◆ **Available data**
%%

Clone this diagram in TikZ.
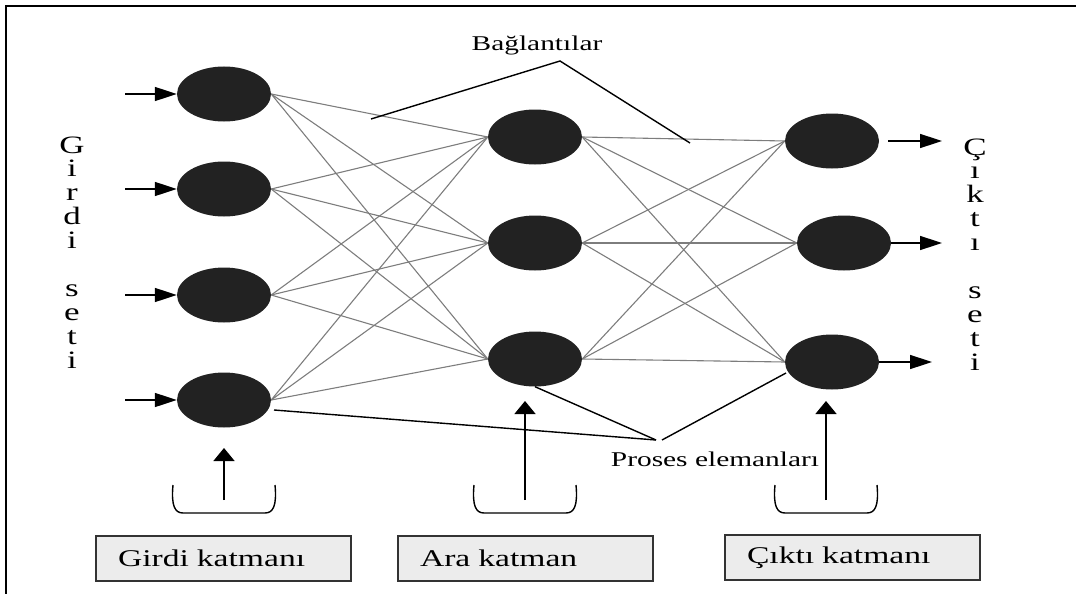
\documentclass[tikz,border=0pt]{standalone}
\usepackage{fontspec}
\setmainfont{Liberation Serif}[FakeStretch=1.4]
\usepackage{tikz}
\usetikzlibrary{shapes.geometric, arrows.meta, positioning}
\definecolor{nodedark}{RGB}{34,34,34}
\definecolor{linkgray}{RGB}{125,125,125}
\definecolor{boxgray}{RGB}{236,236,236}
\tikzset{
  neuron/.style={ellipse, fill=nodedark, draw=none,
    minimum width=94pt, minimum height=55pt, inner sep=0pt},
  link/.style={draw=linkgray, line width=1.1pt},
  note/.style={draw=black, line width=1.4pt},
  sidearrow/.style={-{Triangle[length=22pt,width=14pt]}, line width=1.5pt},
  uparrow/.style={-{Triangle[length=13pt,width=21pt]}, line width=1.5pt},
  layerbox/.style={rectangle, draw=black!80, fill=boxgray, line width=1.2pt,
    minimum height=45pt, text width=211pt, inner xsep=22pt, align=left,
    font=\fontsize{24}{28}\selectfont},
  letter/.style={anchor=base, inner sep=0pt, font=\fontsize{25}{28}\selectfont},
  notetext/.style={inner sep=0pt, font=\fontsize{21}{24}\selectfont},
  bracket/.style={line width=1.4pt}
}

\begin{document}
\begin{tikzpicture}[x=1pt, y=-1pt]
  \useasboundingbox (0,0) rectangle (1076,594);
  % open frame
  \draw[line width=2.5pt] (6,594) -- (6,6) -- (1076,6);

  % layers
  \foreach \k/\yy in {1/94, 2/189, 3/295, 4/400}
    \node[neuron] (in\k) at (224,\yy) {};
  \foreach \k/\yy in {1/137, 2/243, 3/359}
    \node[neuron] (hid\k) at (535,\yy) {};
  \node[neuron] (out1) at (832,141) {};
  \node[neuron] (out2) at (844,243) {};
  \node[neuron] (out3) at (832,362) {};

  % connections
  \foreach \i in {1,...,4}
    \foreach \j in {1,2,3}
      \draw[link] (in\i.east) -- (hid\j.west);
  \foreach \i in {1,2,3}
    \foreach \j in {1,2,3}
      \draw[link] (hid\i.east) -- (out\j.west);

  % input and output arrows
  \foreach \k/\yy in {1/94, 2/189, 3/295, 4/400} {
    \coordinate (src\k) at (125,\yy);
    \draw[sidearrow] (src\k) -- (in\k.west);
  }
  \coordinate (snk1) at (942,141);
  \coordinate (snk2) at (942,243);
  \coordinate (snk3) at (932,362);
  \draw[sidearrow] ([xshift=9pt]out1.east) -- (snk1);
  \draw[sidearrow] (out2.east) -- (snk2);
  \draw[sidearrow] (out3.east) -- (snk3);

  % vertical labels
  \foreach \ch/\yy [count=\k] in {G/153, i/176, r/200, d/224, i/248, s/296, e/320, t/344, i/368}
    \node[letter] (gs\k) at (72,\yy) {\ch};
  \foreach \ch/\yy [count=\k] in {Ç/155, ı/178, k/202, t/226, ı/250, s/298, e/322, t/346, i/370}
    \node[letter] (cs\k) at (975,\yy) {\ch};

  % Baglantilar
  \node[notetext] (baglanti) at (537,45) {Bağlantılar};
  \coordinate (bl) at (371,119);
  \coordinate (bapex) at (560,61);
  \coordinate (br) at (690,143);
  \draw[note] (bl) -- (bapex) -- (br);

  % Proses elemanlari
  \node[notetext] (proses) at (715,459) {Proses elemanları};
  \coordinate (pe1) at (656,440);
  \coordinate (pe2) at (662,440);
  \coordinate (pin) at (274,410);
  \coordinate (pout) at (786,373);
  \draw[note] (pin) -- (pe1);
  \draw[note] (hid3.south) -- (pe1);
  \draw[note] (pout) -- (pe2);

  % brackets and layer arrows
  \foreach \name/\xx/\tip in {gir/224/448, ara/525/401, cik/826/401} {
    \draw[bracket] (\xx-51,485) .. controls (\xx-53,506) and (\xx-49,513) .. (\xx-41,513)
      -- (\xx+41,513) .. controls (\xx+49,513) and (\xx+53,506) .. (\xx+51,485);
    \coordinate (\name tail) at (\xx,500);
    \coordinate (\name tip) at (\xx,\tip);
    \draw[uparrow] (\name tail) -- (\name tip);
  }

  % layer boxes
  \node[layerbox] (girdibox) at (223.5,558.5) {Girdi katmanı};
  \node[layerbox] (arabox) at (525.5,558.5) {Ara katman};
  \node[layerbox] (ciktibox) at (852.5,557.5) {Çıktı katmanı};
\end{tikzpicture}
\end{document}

%%

◆ **Set exercise**
Reproduce each line word for word and drop the pictures.

◆ **Response to this task**
Clone this diagram in TikZ.
\documentclass[tikz,border=0pt]{standalone}
\usepackage{fontspec}
\setmainfont{Liberation Serif}[FakeStretch=1.4]
\usepackage{tikz}
\usetikzlibrary{shapes.geometric, arrows.meta, positioning}
\definecolor{nodedark}{RGB}{34,34,34}
\definecolor{linkgray}{RGB}{125,125,125}
\definecolor{boxgray}{RGB}{236,236,236}
\tikzset{
  neuron/.style={ellipse, fill=nodedark, draw=none,
    minimum width=94pt, minimum height=55pt, inner sep=0pt},
  link/.style={draw=linkgray, line width=1.1pt},
  note/.style={draw=black, line width=1.4pt},
  sidearrow/.style={-{Triangle[length=22pt,width=14pt]}, line width=1.5pt},
  uparrow/.style={-{Triangle[length=13pt,width=21pt]}, line width=1.5pt},
  layerbox/.style={rectangle, draw=black!80, fill=boxgray, line width=1.2pt,
    minimum height=45pt, text width=211pt, inner xsep=22pt, align=left,
    font=\fontsize{24}{28}\selectfont},
  letter/.style={anchor=base, inner sep=0pt, font=\fontsize{25}{28}\selectfont},
  notetext/.style={inner sep=0pt, font=\fontsize{21}{24}\selectfont},
  bracket/.style={line width=1.4pt}
}

\begin{document}
\begin{tikzpicture}[x=1pt, y=-1pt]
  \useasboundingbox (0,0) rectangle (1076,594);
  % open frame
  \draw[line width=2.5pt] (6,594) -- (6,6) -- (1076,6);

  % layers
  \foreach \k/\yy in {1/94, 2/189, 3/295, 4/400}
    \node[neuron] (in\k) at (224,\yy) {};
  \foreach \k/\yy in {1/137, 2/243, 3/359}
    \node[neuron] (hid\k) at (535,\yy) {};
  \node[neuron] (out1) at (832,141) {};
  \node[neuron] (out2) at (844,243) {};
  \node[neuron] (out3) at (832,362) {};

  % connections
  \foreach \i in {1,...,4}
    \foreach \j in {1,2,3}
      \draw[link] (in\i.east) -- (hid\j.west);
  \foreach \i in {1,2,3}
    \foreach \j in {1,2,3}
      \draw[link] (hid\i.east) -- (out\j.west);

  % input and output arrows
  \foreach \k/\yy in {1/94, 2/189, 3/295, 4/400} {
    \coordinate (src\k) at (125,\yy);
    \draw[sidearrow] (src\k) -- (in\k.west);
  }
  \coordinate (snk1) at (942,141);
  \coordinate (snk2) at (942,243);
  \coordinate (snk3) at (932,362);
  \draw[sidearrow] ([xshift=9pt]out1.east) -- (snk1);
  \draw[sidearrow] (out2.east) -- (snk2);
  \draw[sidearrow] (out3.east) -- (snk3);

  % vertical labels
  \foreach \ch/\yy [count=\k] in {G/153, i/176, r/200, d/224, i/248, s/296, e/320, t/344, i/368}
    \node[letter] (gs\k) at (72,\yy) {\ch};
  \foreach \ch/\yy [count=\k] in {Ç/155, ı/178, k/202, t/226, ı/250, s/298, e/322, t/346, i/370}
    \node[letter] (cs\k) at (975,\yy) {\ch};

  % Baglantilar
  \node[notetext] (baglanti) at (537,45) {Bağlantılar};
  \coordinate (bl) at (371,119);
  \coordinate (bapex) at (560,61);
  \coordinate (br) at (690,143);
  \draw[note] (bl) -- (bapex) -- (br);

  % Proses elemanlari
  \node[notetext] (proses) at (715,459) {Proses elemanları};
  \coordinate (pe1) at (656,440);
  \coordinate (pe2) at (662,440);
  \coordinate (pin) at (274,410);
  \coordinate (pout) at (786,373);
  \draw[note] (pin) -- (pe1);
  \draw[note] (hid3.south) -- (pe1);
  \draw[note] (pout) -- (pe2);

  % brackets and layer arrows
  \foreach \name/\xx/\tip in {gir/224/448, ara/525/401, cik/826/401} {
    \draw[bracket] (\xx-51,485) .. controls (\xx-53,506) and (\xx-49,513) .. (\xx-41,513)
      -- (\xx+41,513) .. controls (\xx+49,513) and (\xx+53,506) .. (\xx+51,485);
    \coordinate (\name tail) at (\xx,500);
    \coordinate (\name tip) at (\xx,\tip);
    \draw[uparrow] (\name tail) -- (\name tip);
  }

  % layer boxes
  \node[layerbox] (girdibox) at (223.5,558.5) {Girdi katmanı};
  \node[layerbox] (arabox) at (525.5,558.5) {Ara katman};
  \node[layerbox] (ciktibox) at (852.5,557.5) {Çıktı katmanı};
\end{tikzpicture}
\end{document}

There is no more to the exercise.